Your task |
Transcribe each record exactly. Include every one.

Dataset excerpt |
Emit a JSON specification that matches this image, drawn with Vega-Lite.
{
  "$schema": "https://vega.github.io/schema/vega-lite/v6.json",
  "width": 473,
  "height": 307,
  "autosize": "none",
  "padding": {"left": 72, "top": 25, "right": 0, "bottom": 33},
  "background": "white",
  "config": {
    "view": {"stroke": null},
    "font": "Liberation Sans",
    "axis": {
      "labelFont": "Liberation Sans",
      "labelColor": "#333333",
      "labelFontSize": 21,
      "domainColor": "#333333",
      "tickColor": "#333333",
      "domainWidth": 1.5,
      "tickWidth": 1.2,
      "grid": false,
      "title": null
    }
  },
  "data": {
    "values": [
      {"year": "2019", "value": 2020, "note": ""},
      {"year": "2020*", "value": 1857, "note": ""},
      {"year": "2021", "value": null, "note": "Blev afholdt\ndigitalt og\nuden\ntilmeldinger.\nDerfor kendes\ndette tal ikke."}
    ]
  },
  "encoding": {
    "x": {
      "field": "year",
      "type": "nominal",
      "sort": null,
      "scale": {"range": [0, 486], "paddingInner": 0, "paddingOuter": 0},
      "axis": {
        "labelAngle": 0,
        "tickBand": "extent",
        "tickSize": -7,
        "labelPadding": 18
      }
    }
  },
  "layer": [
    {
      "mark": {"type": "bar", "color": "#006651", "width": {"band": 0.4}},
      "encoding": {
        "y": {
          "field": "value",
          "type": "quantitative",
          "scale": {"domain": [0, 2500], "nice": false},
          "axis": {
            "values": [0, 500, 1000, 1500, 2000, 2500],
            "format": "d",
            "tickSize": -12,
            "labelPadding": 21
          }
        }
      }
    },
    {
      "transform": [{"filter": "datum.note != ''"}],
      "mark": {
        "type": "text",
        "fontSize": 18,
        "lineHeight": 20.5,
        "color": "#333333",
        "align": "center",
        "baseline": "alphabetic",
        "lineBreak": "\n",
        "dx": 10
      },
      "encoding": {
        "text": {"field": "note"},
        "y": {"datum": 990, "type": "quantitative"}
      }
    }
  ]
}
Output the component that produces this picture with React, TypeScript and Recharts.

Full response |
Emit a JSON specification that matches this image, drawn with Vega-Lite.
{
  "$schema": "https://vega.github.io/schema/vega-lite/v6.json",
  "width": 473,
  "height": 307,
  "autosize": "none",
  "padding": {"left": 72, "top": 25, "right": 0, "bottom": 33},
  "background": "white",
  "config": {
    "view": {"stroke": null},
    "font": "Liberation Sans",
    "axis": {
      "labelFont": "Liberation Sans",
      "labelColor": "#333333",
      "labelFontSize": 21,
      "domainColor": "#333333",
      "tickColor": "#333333",
      "domainWidth": 1.5,
      "tickWidth": 1.2,
      "grid": false,
      "title": null
    }
  },
  "data": {
    "values": [
      {"year": "2019", "value": 2020, "note": ""},
      {"year": "2020*", "value": 1857, "note": ""},
      {"year": "2021", "value": null, "note": "Blev afholdt\ndigitalt og\nuden\ntilmeldinger.\nDerfor kendes\ndette tal ikke."}
    ]
  },
  "encoding": {
    "x": {
      "field": "year",
      "type": "nominal",
      "sort": null,
      "scale": {"range": [0, 486], "paddingInner": 0, "paddingOuter": 0},
      "axis": {
        "labelAngle": 0,
        "tickBand": "extent",
        "tickSize": -7,
        "labelPadding": 18
      }
    }
  },
  "layer": [
    {
      "mark": {"type": "bar", "color": "#006651", "width": {"band": 0.4}},
      "encoding": {
        "y": {
          "field": "value",
          "type": "quantitative",
          "scale": {"domain": [0, 2500], "nice": false},
          "axis": {
            "values": [0, 500, 1000, 1500, 2000, 2500],
            "format": "d",
            "tickSize": -12,
            "labelPadding": 21
          }
        }
      }
    },
    {
      "transform": [{"filter": "datum.note != ''"}],
      "mark": {
        "type": "text",
        "fontSize": 18,
        "lineHeight": 20.5,
        "color": "#333333",
        "align": "center",
        "baseline": "alphabetic",
        "lineBreak": "\n",
        "dx": 10
      },
      "encoding": {
        "text": {"field": "note"},
        "y": {"datum": 990, "type": "quantitative"}
      }
    }
  ]
}
Output the component that produces this picture with React, TypeScript and Recharts.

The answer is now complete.